C: That was it. Thank you so, so much for your time.
M: My pleasure.

In conclusion, here are a few insights from the interview on how to run a successful ICO:

  • To ICO or not to ICO?
    • ICOs are not suited for all companies. Before you do an ICO (or an STO), make sure that this form of fundraising fits from both business and technical perspectives.
    • If you do decide to do an ICO, consider doing a private sale, but it requires numerous face to face meetings. These will reveal whether your business idea makes sense and if you’re presenting it in the right way – individual meetings are a great testing ground. Also, make sure to meet both professional investors and smaller ones to make sure that you are communicating your business model/idea effectively.

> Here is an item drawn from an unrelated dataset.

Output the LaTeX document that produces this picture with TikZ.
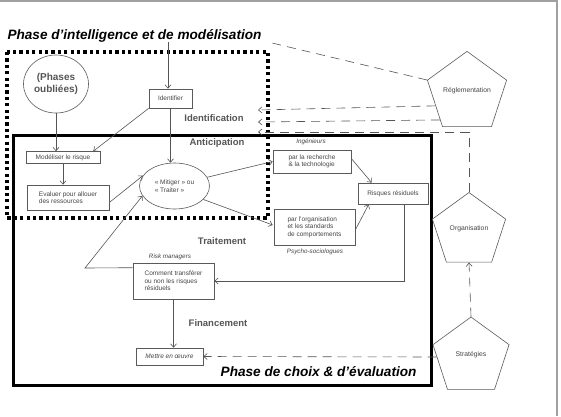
\documentclass[tikz,border=0pt]{standalone}
\usepackage{fontspec}
\setmainfont{Liberation Sans}
\usetikzlibrary{arrows.meta,shapes.geometric,calc}
\definecolor{boxc}{HTML}{5A5A5A}
\definecolor{linec}{HTML}{555555}
\definecolor{txtc}{HTML}{444444}
\definecolor{labc}{HTML}{555555}
\definecolor{framec}{HTML}{A0A0A0}
\begin{document}
\begin{tikzpicture}[x=1pt,y=-1pt,
  box/.style={draw=boxc, line width=0.6pt, fill=white, inner sep=1pt,
    font=\fontsize{6.5}{7.6}\selectfont, text=txtc, align=left},
  oval/.style={box, ellipse, align=center},
  penta/.style={draw=boxc, line width=0.6pt, regular polygon, regular polygon sides=5,
    inner sep=0pt, font=\fontsize{6.8}{7.8}\selectfont, text=txtc},
  arr/.style={draw=linec, line width=0.6pt, -{Straight Barb[length=3.5pt,width=6pt]}},
  plain/.style={draw=linec, line width=0.6pt},
  darr/.style={arr, dash pattern=on 9pt off 6pt},
  dplain/.style={plain, dash pattern=on 9pt off 6pt},
  lab/.style={font=\bfseries\fontsize{9.5}{11}\selectfont, text=labc},
  role/.style={font=\itshape\fontsize{6.3}{7.3}\selectfont, text=txtc},
  phase/.style={font=\bfseries\itshape\fontsize{13.6}{15}\selectfont, text=black}
]
\useasboundingbox (0,0) rectangle (561,416);
\fill[white] (0,0) rectangle (561,416);
% frame
\draw[framec, line width=2pt] (0,1) -- (557,1) -- (557,416);

% phase boxes
\draw[black, line width=3.2pt, dash pattern=on 3.2pt off 3.2pt] (7,52) rectangle (268,218);
\draw[black, line width=3pt] (13,135) rectangle (431,385);

\node[phase, anchor=west] (t1) at (4,36) {Phase d’intelligence et de modélisation};
\node[phase, anchor=east] (t2) at (420,372) {Phase de choix \& d’évaluation};

% nodes
\node[oval, minimum width=65pt, minimum height=58pt, font=\bfseries\fontsize{10}{11.5}\selectfont, text=labc] (phases) at (56,84) {(Phases\\oubliées)};
\node[box, minimum width=43pt, minimum height=19pt, align=center] (ident) at (170.5,98.5) {Identifier};
\node[box, minimum width=74pt, minimum height=12pt] (model) at (63,157.5) {Modéliser le risque};
\node[box, minimum width=82pt, minimum height=25pt] (eval) at (68,197.5) {Evaluer pour allouer\\des ressources};
\node[oval, minimum width=70pt, minimum height=46pt, align=left] (mitig) at (174.5,186) {« Mitiger » ou\\« Traiter »};
\node[box, minimum width=78pt, minimum height=23pt] (rech) at (312,161.5) {par la recherche\\\& la technologie};
\node[box, minimum width=81pt, minimum height=36pt] (orgb) at (314.5,227) {par l’organisation\\et les standards\\de comportements};
\node[box, minimum width=70pt, minimum height=21pt, align=center] (resid) at (393,193.5) {Risques résiduels};
\node[box, minimum width=81pt, minimum height=36pt] (comm) at (173.5,281) {Comment transférer\\ou non les risques\\résiduels};
\node[box, minimum width=67pt, minimum height=17pt, align=center, font=\itshape\fontsize{6.5}{7.6}\selectfont] (mettre) at (169.5,356.5) {Mettre en œuvre};

\node[penta, minimum size=77pt] (regl) at (467,93) {\raisebox{7pt}{Réglementation}};
\node[penta, minimum size=77pt] (org) at (469,231) {\raisebox{5pt}{Organisation}};
\node[penta, minimum size=80pt] (strat) at (471,357) {\raisebox{6pt}{Stratégies}};

% labels
\node[lab] (lident) at (214,118) {Identification};
\node[lab] (lantic) at (217,143) {Anticipation};
\node[lab] (ltrait) at (222,241) {Traitement};
\node[lab] (lfin) at (218,323) {Financement};
\node[role] (ling) at (311,142) {Ingénieurs};
\node[role] (lpsy) at (315,252) {Psycho-sociologues};
\node[role] (lrisk) at (170,257) {Risk managers};

% connectors
\coordinate (idtop) at (168,42);
\draw[arr] (idtop) -- (idtop |- ident.north);
\draw[arr] (phases.south) -- (phases.south |- model.north);
\draw[arr] (ident.south west) -- ($(model.north east)+(-7,0)$);
\draw[arr] (ident.south) -- (ident.south |- mitig.north);
\draw[arr] (model.south) -- (model.south |- eval.north);
\draw[arr] ($(eval.east)+(0,5)$) -- (mitig.162);
\coordinate (tk) at (85,268);
\draw[arr] ($(comm.north west)+(0,5)$) -- (tk) -- (mitig.197);
\draw[arr] (mitig.15) -- (rech.west);
\draw[arr] (mitig.-25) -- ($(orgb.west)+(-1,-2)$);
\draw[arr] ($(rech.east)+(0,-3)$) -- ($(resid.north west)+(14,0)$);
\draw[arr] ($(orgb.east)+(0,3)$) -- ($(resid.south west)+(11,0)$);
\coordinate (rs) at ($(resid.south east)+(-24,0)$);
\draw[arr] (rs) |- (comm.east);
\draw[arr] (comm.south) -- (comm.south |- mettre.north);

% dashed links from the pentagons
\coordinate (c0) at (272,43);
\coordinate (c1) at (258,110);
\coordinate (c2) at (258,122);
\coordinate (c3) at (258,132);
\draw[dplain] (regl.corner 2) -- (c0);
\draw[darr] ($(regl.corner 2)!0.55!(regl.corner 3)$) -- (c1);
\draw[darr] ($(regl.corner 2)!0.85!(regl.corner 3)$) -- (c2);
\draw[darr] (org.corner 1) |- (c3);
\draw[darr] (strat.corner 1) -- (org.south);
\draw[darr] (strat.west) -- (mettre.east);
\end{tikzpicture}
\end{document}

  • Regulation is good. Both for you and your investors.
    • Contact your financial authority early on. Sloppiness in this area early on, for example with GDPR, may lead to high fines and prosecution.
    • Given the current regulatory landscape and the need for investor protection, consider doing an STO (regulated) rather than an ICO (unregulated, can’t sell to some investors).
  • Product: Be an early adopter or take advantage of a market gap. But we aware that if you’re too early, some investors may not understand why your business is needed.
    • Write your whitepaper as a prospectus (with detailed financial tokenomics, precise regulatory and legal frames, and detailed technical description). Make sure that it is written in a language that everybody can understand.
  • Marketing: It may difficult for you to market your ICO on some platforms (Google, Facebook, etc.). Focus on one on one meetings instead. This will also allow you to foster trust, vital especially if you’re doing an ICO without a finished product.
  • Know-how: you can’t start your ICO without first filling the following positions: technical (demonstrate that you can make the product from the technical perspective), finances (your contributors need to know you can properly handle cash flows), marketing and sales (you need people who can make a roadmap and stick to it).